In 1949, she moved to New York City, where she worked as an airline reservationist.  She began writing a series of short stories.  In 1956, she found an agent.  Shortly thereafter, she received a check from some friends for a year’s wages with the following note, "You have one year off from your job to write whatever you please.  Merry Christmas."
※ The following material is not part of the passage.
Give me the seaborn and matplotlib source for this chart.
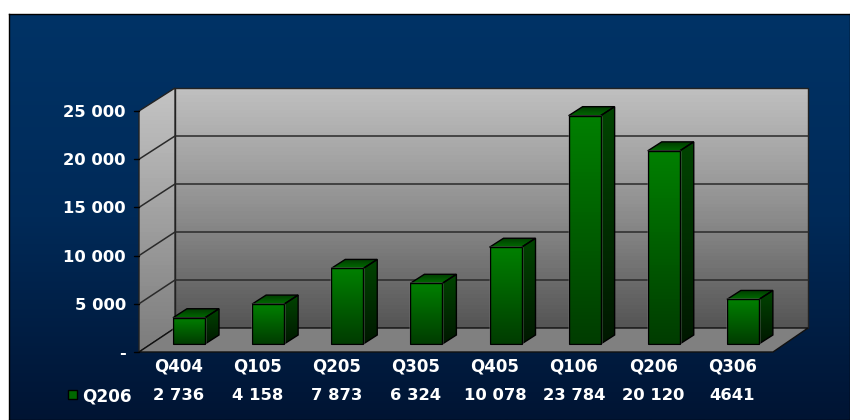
import matplotlib
matplotlib.use("Agg")
import matplotlib.pyplot as plt
import numpy as np
import pandas as pd
import seaborn as sns
from matplotlib.colors import LinearSegmentedColormap
from matplotlib.patches import Polygon, Rectangle

quarters = ["Q404", "Q105", "Q205", "Q305", "Q405", "Q106", "Q206", "Q306"]
values = [2736, 4158, 7873, 6324, 10078, 23784, 20120, 4641]
table_labels = ["2 736", "4 158", "7 873", "6 324", "10 078", "23 784", "20 120", "4641"]
y_ticks = [0, 5000, 10000, 15000, 20000, 25000]
y_labels = ["-", "5 000", "10 000", "15 000", "20 000", "25 000"]
series_name = "Q206"

sns.set_theme(style="white")
plt.rcParams["font.family"] = ["DejaVu Sans"]

W, H = 850, 420
df = pd.DataFrame({"quarter": quarters, "value": values})

fig = plt.figure(figsize=(W / 100, H / 100), dpi=100, facecolor="white")


def cmap(*cols):
    return LinearSegmentedColormap.from_list("g", cols)


# page background
bg = fig.add_axes([9 / W, 0, 1 - 9 / W, 1 - 14 / H])
bg.imshow(np.linspace(0, 1, 256).reshape(-1, 1), aspect="auto",
          cmap=cmap("#003366", "#002a58", "#001433"))
bg.set_xticks([])
bg.set_yticks([])
for s in bg.spines.values():
    s.set_color("black")
    s.set_linewidth(1)

# chart axes fill the figure, so walls and floor are not cut off
# category i is centred on pixel 189 + 79.125 * i, value 0 is on pixel row 344, 240px = 25000
PX = 1 / 79.125
PY = 25000 / 240


def px(x):
    return (x - 189) * PX


def py(y):
    return (344 - y) * PY


ax = fig.add_axes([0, 0, 1, 1])
ax.patch.set_alpha(0)
sns.barplot(data=df, x="quarter", y="value", ax=ax, color="#008000",
            width=32 / 79.125, saturation=1, zorder=5)
ax.set_axis_off()


def shade(pts, colors, z, edge="black", lw=1.0):
    # gradient filled polygon, pts in data units
    pts = np.array(pts)
    poly = Polygon(pts, closed=True, fc="none", ec="none")
    ax.add_patch(poly)
    im = ax.imshow(np.linspace(0, 1, 64).reshape(-1, 1), cmap=cmap(*colors), aspect="auto",
                   extent=(pts[:, 0].min(), pts[:, 0].max(), pts[:, 1].min(), pts[:, 1].max()),
                   zorder=z)
    im.set_clip_path(poly)
    ax.add_patch(Polygon(pts, closed=True, fc="none", ec=edge, lw=lw, zorder=z + 0.1))


# walls and floor
fx0, fx1, bx0, bx1 = px(139), px(773), px(175), px(808)
fy0, fy1, by0, by1 = py(352), py(111), py(328), py(88)
shade([(bx0, by0), (bx1, by0), (bx1, by1), (bx0, by1)], ("#c0c0c0", "#909090", "#555555"), 1,
      edge="#222222")
shade([(fx0, fy0), (bx0, by0), (bx0, by1), (fx0, fy1)], ("#c4c4c4", "#7c7c7c"), 1.2,
      edge="#222222")
ax.add_patch(Polygon([(fx0, fy0), (fx1, fy0), (bx1, by0), (bx0, by0)], closed=True,
                     fc="#808080", ec="#111111", lw=1, zorder=1.4))

# gridlines, with small ticks at the front edge
for t in y_ticks:
    yf = fy0 + t * (fy1 - fy0) / 25000
    yb = by0 + t * (by1 - by0) / 25000
    if t not in (0, 25000):
        ax.plot([fx0, bx0, bx1], [yf, yb, yb], color="#2a2a2a", lw=1.1, zorder=1.6)
    ax.plot([fx0 - 5 * PX, fx0], [yf, yf], color="black", lw=1, zorder=1.6)

# 3d faces of the bars
dx, dy = 14 * PX, 9 * PY
for bar, v in zip(list(ax.patches)[:len(values)], values):
    x0 = bar.get_x()
    x1 = x0 + bar.get_width()
    shade([(x0, v), (x1, v), (x1 + dx, v + dy), (x0 + dx, v + dy)], ("#003c00", "#006a00"), 3)
    shade([(x1, 0), (x1 + dx, dy), (x1 + dx, v + dy), (x1, v)], ("#004400", "#001800"), 3)
    shade([(x0, 0), (x1, 0), (x1, v), (x0, v)], ("#008000", "#003c00"), 6)

ax.set_xlim(px(0), px(W))
ax.set_ylim(py(H), py(0))

# axis text and the data table below the chart
for t, lab in zip(y_ticks, y_labels):
    y = 353.5 - t * 241 / 25000
    fig.text(126 / W, 1 - y / H, lab, ha="right", va="center", color="white",
             fontsize=11.8, fontweight="bold")
for i, (q, lab) in enumerate(zip(quarters, table_labels)):
    xc = 178.5 + i * 79.1
    fig.text(xc / W, 1 - 366 / H, q, ha="center", va="center", color="white",
             fontsize=12, fontweight="bold")
    fig.text(xc / W, 1 - 395 / H, lab, ha="center", va="center", color="white",
             fontsize=11.8, fontweight="bold")
fig.text(82 / W, 1 - 396 / H, series_name, ha="left", va="center", color="white",
         fontsize=12.2, fontweight="bold")
fig.add_artist(Rectangle((68 / W, 1 - 399 / H), 9 / W, 9 / H, transform=fig.transFigure,
                         fc="#006800", ec="black", lw=1))

fig.savefig("out.png", dpi=100)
In 1957 she delivered the manuscript of Go Set a Watchman to the prestigious Philadelphia publisher J.B. Lippincott.  Her editor found the “spark of a true writer in every line,” however, she felt the novel – a series of anecdotes -- was unfit for publication.  After several re-writes, To Kill a Mockingbird was born.  As her fame grew, she began to withdraw from the public eye and became a recluse.  Her neighbors in Monroeville were secretive about her habits and whereabouts.  She was awarded several honorary degrees, but she declined to talk at those events.  In 2007, Nelle was awarded the Presidential Medal of Freedom.

In a 1964 interview, Lee said, “I never expected any sort of success with Mockingbird.  I was hoping for a quick and merciful death at the hands of the reviewers but, at the same time, I sort of hoped someone would like it enough to give me encouragement.  Public encouragement.  I hoped for a little, as I said, but I got rather a whole lot, and in some ways this was just about as frightening as the quick, merciful death I'd expected.”  Thank you, Nelle, for many, many years of pleasurable reading.  We will never forget you, Atticus, Scout, Calpurnia, Dill, Boo, and Tom Robinson.